* [EXERCISE PROMPT]:
Give the number of lines in the listing that hold the word "chart". Write nothing but that number.

* [EXTRACTED MATERIAL]:
═══

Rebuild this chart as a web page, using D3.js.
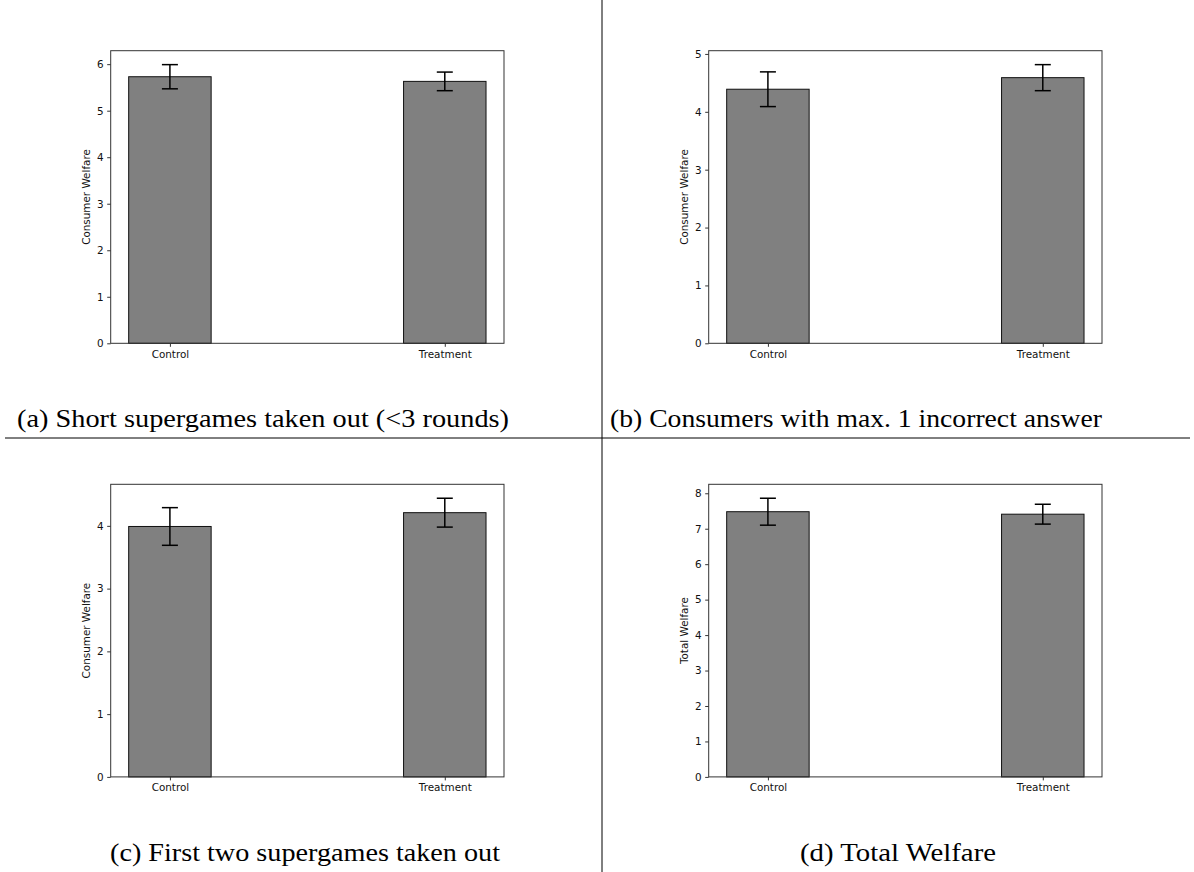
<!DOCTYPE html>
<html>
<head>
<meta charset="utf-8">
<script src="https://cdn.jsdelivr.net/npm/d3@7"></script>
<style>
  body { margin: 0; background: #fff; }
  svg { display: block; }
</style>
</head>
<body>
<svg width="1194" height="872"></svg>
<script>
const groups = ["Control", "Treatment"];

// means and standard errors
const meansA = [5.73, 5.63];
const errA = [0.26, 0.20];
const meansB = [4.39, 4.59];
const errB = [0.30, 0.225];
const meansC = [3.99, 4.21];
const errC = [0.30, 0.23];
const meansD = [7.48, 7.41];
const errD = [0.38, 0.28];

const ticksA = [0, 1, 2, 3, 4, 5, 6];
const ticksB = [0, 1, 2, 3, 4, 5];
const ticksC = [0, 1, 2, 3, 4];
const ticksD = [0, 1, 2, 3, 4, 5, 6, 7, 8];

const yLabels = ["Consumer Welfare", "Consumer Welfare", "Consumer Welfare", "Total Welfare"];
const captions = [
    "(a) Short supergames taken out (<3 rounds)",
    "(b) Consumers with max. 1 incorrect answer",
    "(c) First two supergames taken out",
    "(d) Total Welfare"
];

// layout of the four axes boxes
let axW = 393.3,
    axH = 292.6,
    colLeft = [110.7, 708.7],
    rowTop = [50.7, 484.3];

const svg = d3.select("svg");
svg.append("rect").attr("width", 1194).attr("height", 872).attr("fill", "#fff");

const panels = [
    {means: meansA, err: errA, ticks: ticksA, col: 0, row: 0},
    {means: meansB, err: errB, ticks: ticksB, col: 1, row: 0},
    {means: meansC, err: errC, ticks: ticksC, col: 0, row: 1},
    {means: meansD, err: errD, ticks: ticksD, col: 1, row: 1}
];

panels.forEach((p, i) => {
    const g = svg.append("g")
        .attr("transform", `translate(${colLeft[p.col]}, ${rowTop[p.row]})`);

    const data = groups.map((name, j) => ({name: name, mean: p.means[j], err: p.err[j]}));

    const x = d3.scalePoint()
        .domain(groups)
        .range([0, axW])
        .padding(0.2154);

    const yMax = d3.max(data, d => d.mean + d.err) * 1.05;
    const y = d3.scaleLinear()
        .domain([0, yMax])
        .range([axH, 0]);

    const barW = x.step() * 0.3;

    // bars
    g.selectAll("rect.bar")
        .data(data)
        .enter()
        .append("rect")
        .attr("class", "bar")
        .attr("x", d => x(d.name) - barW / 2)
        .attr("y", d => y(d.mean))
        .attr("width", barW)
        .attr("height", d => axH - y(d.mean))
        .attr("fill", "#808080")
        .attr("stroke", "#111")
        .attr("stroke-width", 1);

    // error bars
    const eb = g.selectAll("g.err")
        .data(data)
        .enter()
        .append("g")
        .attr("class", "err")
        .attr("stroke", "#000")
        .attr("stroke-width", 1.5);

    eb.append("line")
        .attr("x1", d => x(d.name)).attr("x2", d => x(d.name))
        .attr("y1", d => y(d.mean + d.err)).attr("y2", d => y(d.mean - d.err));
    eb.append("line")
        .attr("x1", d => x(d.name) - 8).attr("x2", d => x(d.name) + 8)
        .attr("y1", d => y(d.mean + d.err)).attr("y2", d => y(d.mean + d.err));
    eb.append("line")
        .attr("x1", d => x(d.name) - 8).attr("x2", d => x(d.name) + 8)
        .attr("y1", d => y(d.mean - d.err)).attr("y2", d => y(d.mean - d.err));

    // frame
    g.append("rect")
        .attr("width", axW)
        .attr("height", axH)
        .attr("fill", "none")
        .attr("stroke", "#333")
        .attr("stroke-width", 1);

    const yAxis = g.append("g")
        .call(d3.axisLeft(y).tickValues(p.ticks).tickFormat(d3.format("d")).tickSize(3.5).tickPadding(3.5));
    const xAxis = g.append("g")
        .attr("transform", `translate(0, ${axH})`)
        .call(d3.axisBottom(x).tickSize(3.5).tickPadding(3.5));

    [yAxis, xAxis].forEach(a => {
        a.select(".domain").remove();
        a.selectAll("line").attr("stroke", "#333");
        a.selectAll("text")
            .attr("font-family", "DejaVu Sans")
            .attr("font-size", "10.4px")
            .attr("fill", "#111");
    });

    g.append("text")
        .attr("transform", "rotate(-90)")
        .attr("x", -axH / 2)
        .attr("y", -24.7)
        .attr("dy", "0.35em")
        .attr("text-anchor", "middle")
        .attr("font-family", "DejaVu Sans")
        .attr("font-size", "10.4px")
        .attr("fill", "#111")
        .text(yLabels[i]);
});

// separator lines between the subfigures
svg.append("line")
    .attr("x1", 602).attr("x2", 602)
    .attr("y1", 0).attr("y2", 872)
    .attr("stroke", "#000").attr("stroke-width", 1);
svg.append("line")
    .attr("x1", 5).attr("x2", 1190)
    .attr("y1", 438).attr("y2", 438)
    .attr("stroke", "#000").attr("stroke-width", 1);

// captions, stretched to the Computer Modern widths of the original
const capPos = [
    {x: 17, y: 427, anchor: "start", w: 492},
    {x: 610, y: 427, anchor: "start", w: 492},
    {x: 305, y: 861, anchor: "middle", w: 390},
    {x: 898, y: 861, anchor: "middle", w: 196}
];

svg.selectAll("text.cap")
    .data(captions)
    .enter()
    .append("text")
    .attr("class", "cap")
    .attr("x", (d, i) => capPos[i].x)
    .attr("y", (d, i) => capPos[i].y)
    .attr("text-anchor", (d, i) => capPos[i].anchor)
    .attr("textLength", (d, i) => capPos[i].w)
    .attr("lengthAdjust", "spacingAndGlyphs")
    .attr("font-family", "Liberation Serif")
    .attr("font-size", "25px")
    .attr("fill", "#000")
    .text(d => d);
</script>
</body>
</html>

═══

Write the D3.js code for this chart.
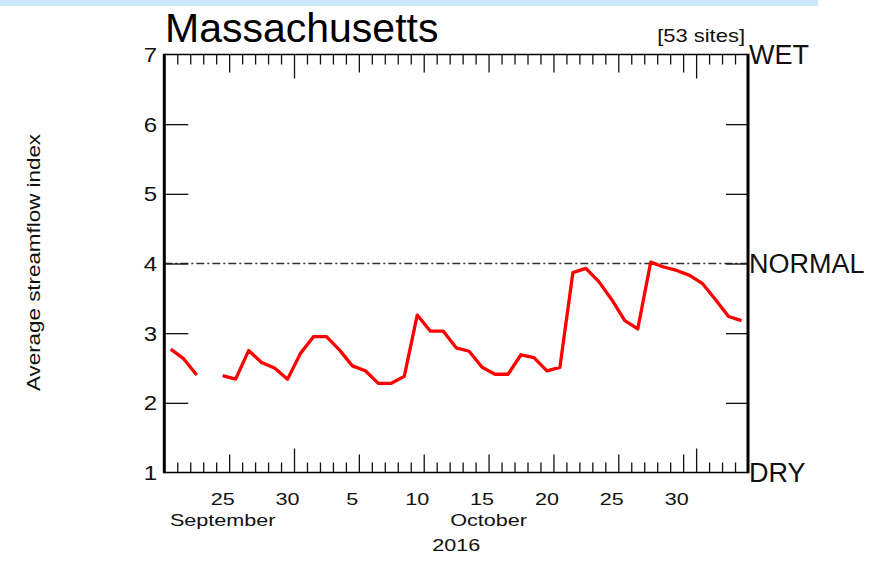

═══

* [RESPONSE]:
2